DATA PROVIDED »
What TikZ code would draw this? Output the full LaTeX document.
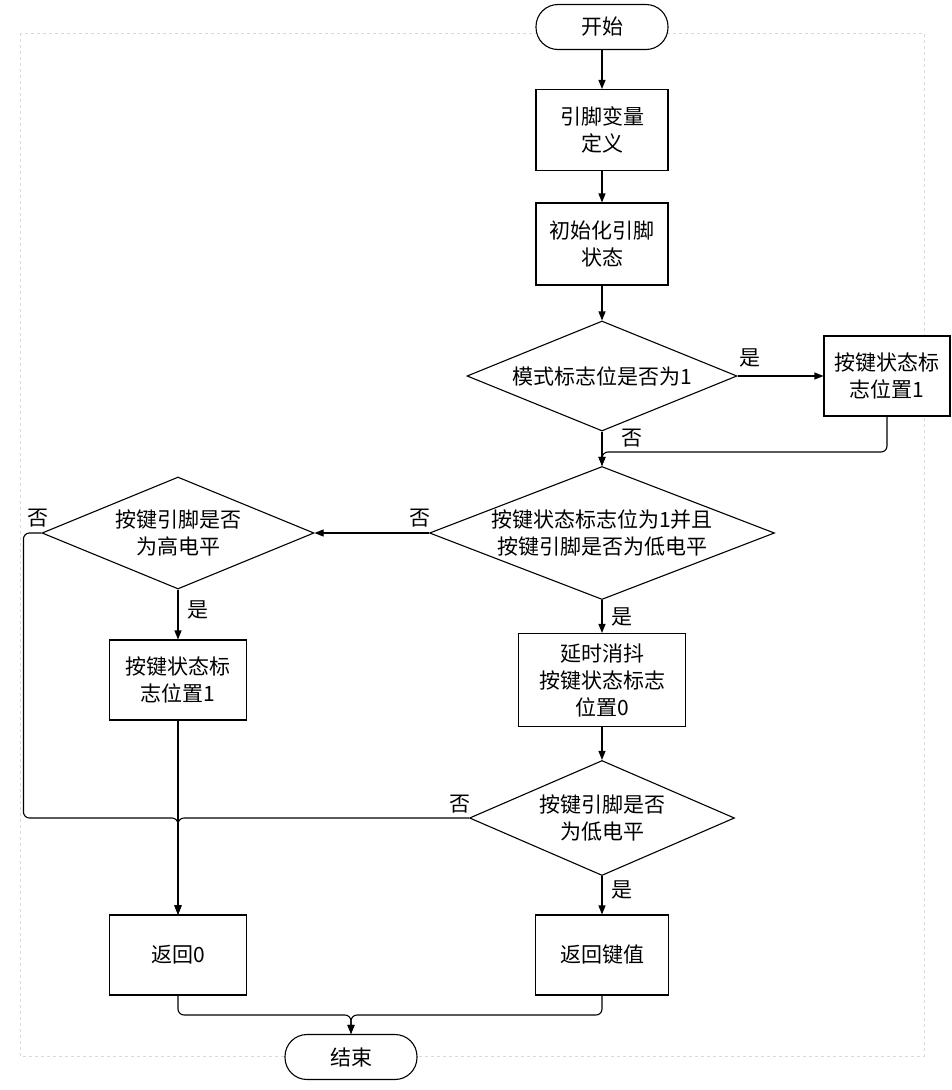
\documentclass[tikz,border=0pt]{standalone}
\usepackage{fontspec}
\setmainfont{Noto Sans CJK SC}
\usetikzlibrary{shapes.geometric,arrows.meta}
\begin{document}
\begin{tikzpicture}[x=1pt,y=-1pt,
  font=\fontsize{21}{27}\selectfont,
  proc/.style={draw, line width=1.1pt, fill=white, align=center, inner sep=2pt},
  term/.style={draw, line width=1.1pt, fill=white, rounded corners=22pt, minimum width=132pt, minimum height=45pt},
  dia/.style={diamond, draw, line width=1.1pt, inner sep=0pt},
  txt/.style={align=center, inner sep=0pt},
  lbl/.style={inner sep=1pt},
  arr/.style={line width=1.1pt, rounded corners=6pt, -{Triangle[length=9pt,width=7pt]}},
  frame/.style={draw=black!15, dashed, line width=0.6pt}]
\useasboundingbox (0,0) rectangle (952,1090);
\draw[frame] (20,33) rectangle (924,1056);
% nodes
\node[term] (start) at (602,27) {开始};
\node[proc, minimum width=132pt, minimum height=81pt] (b1) at (602,130) {引脚变量\\定义};
\node[proc, minimum width=132pt, minimum height=82pt] (b2) at (602,244) {初始化引脚\\状态};
\node[dia, minimum width=270pt, minimum height=110pt] (d1) at (602,376) {};
\node[txt] (d1t) at (d1) {模式标志位是否为1};
\node[proc, minimum width=126pt, minimum height=80pt] (r1) at (887,376) {按键状态标\\志位置1};
\node[dia, minimum width=345pt, minimum height=133pt] (d2) at (602,533) {};
\node[txt] (d2t) at (d2) {按键状态标志位为1并且\\按键引脚是否为低电平};
\node[dia, minimum width=272pt, minimum height=112pt] (d3) at (178,533) {};
\node[txt] (d3t) at (d3) {按键引脚是否\\为高电平};
\node[proc, minimum width=137pt, minimum height=80pt] (b3) at (178,680) {按键状态标\\志位置1};
\node[proc, minimum width=167pt, minimum height=93pt] (b4) at (602,680) {延时消抖\\按键状态标志\\位置0};
\node[dia, minimum width=265pt, minimum height=115pt] (d4) at (602,818) {};
\node[txt] (d4t) at (d4) {按键引脚是否\\为低电平};
\node[proc, minimum width=137pt, minimum height=80pt] (r0) at (178,955) {返回0};
\node[proc, minimum width=133pt, minimum height=80pt] (rk) at (602,955) {返回键值};
\node[term] (end) at (351,1057) {结束};
% junction coordinates
\coordinate (m1) at (602,452);
\coordinate (j1) at (178,818);
\coordinate (j2) at (351,1015);
% connectors
\draw[arr] (start) -- (b1);
\draw[arr] (b1) -- (b2);
\draw[arr] (b2) -- (d1.north);
\draw[arr] (d1.east) -- (r1.west);
\draw[arr] (d1.south) -- (d2.north);
\draw[arr] (r1.south) |- (m1) -- (d2.north);
\draw[arr] (d2.west) -- (d3.east);
\draw[arr] (d2.south) -- (b4.north);
\draw[arr] (d3.south) -- (b3.north);
\draw[arr] (b4) -- (d4.north);
\draw[arr] (d4.south) -- (rk.north);
\draw[arr] (d3.west) -- ++(-18,0) |- (j1) -- (r0.north);
\draw[arr] (d4.west) -- (j1) -- (r0.north);
\draw[arr] (b3) -- (r0);
\draw[arr] (r0.south) |- (j2) -- (end.north);
\draw[arr] (rk.south) |- (j2) -- (end.north);
% labels
\node[lbl] (l1) at (750,358) {是};
\node[lbl] (l2) at (632,438) {否};
\node[lbl] (l3) at (420,518) {否};
\node[lbl] (l4) at (622,617) {是};
\node[lbl] (l5) at (198,610) {是};
\node[lbl] (l6) at (38,518) {否};
\node[lbl] (l7) at (460,804) {否};
\node[lbl] (l8) at (622,890) {是};
\end{tikzpicture}
\end{document}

INSTRUCTION »
Transcribe the material exactly, and leave out whatever pictures it holds.

FINISHED TASK »
What TikZ code would draw this? Output the full LaTeX document.
\documentclass[tikz,border=0pt]{standalone}
\usepackage{fontspec}
\setmainfont{Noto Sans CJK SC}
\usetikzlibrary{shapes.geometric,arrows.meta}
\begin{document}
\begin{tikzpicture}[x=1pt,y=-1pt,
  font=\fontsize{21}{27}\selectfont,
  proc/.style={draw, line width=1.1pt, fill=white, align=center, inner sep=2pt},
  term/.style={draw, line width=1.1pt, fill=white, rounded corners=22pt, minimum width=132pt, minimum height=45pt},
  dia/.style={diamond, draw, line width=1.1pt, inner sep=0pt},
  txt/.style={align=center, inner sep=0pt},
  lbl/.style={inner sep=1pt},
  arr/.style={line width=1.1pt, rounded corners=6pt, -{Triangle[length=9pt,width=7pt]}},
  frame/.style={draw=black!15, dashed, line width=0.6pt}]
\useasboundingbox (0,0) rectangle (952,1090);
\draw[frame] (20,33) rectangle (924,1056);
% nodes
\node[term] (start) at (602,27) {开始};
\node[proc, minimum width=132pt, minimum height=81pt] (b1) at (602,130) {引脚变量\\定义};
\node[proc, minimum width=132pt, minimum height=82pt] (b2) at (602,244) {初始化引脚\\状态};
\node[dia, minimum width=270pt, minimum height=110pt] (d1) at (602,376) {};
\node[txt] (d1t) at (d1) {模式标志位是否为1};
\node[proc, minimum width=126pt, minimum height=80pt] (r1) at (887,376) {按键状态标\\志位置1};
\node[dia, minimum width=345pt, minimum height=133pt] (d2) at (602,533) {};
\node[txt] (d2t) at (d2) {按键状态标志位为1并且\\按键引脚是否为低电平};
\node[dia, minimum width=272pt, minimum height=112pt] (d3) at (178,533) {};
\node[txt] (d3t) at (d3) {按键引脚是否\\为高电平};
\node[proc, minimum width=137pt, minimum height=80pt] (b3) at (178,680) {按键状态标\\志位置1};
\node[proc, minimum width=167pt, minimum height=93pt] (b4) at (602,680) {延时消抖\\按键状态标志\\位置0};
\node[dia, minimum width=265pt, minimum height=115pt] (d4) at (602,818) {};
\node[txt] (d4t) at (d4) {按键引脚是否\\为低电平};
\node[proc, minimum width=137pt, minimum height=80pt] (r0) at (178,955) {返回0};
\node[proc, minimum width=133pt, minimum height=80pt] (rk) at (602,955) {返回键值};
\node[term] (end) at (351,1057) {结束};
% junction coordinates
\coordinate (m1) at (602,452);
\coordinate (j1) at (178,818);
\coordinate (j2) at (351,1015);
% connectors
\draw[arr] (start) -- (b1);
\draw[arr] (b1) -- (b2);
\draw[arr] (b2) -- (d1.north);
\draw[arr] (d1.east) -- (r1.west);
\draw[arr] (d1.south) -- (d2.north);
\draw[arr] (r1.south) |- (m1) -- (d2.north);
\draw[arr] (d2.west) -- (d3.east);
\draw[arr] (d2.south) -- (b4.north);
\draw[arr] (d3.south) -- (b3.north);
\draw[arr] (b4) -- (d4.north);
\draw[arr] (d4.south) -- (rk.north);
\draw[arr] (d3.west) -- ++(-18,0) |- (j1) -- (r0.north);
\draw[arr] (d4.west) -- (j1) -- (r0.north);
\draw[arr] (b3) -- (r0);
\draw[arr] (r0.south) |- (j2) -- (end.north);
\draw[arr] (rk.south) |- (j2) -- (end.north);
% labels
\node[lbl] (l1) at (750,358) {是};
\node[lbl] (l2) at (632,438) {否};
\node[lbl] (l3) at (420,518) {否};
\node[lbl] (l4) at (622,617) {是};
\node[lbl] (l5) at (198,610) {是};
\node[lbl] (l6) at (38,518) {否};
\node[lbl] (l7) at (460,804) {否};
\node[lbl] (l8) at (622,890) {是};
\end{tikzpicture}
\end{document}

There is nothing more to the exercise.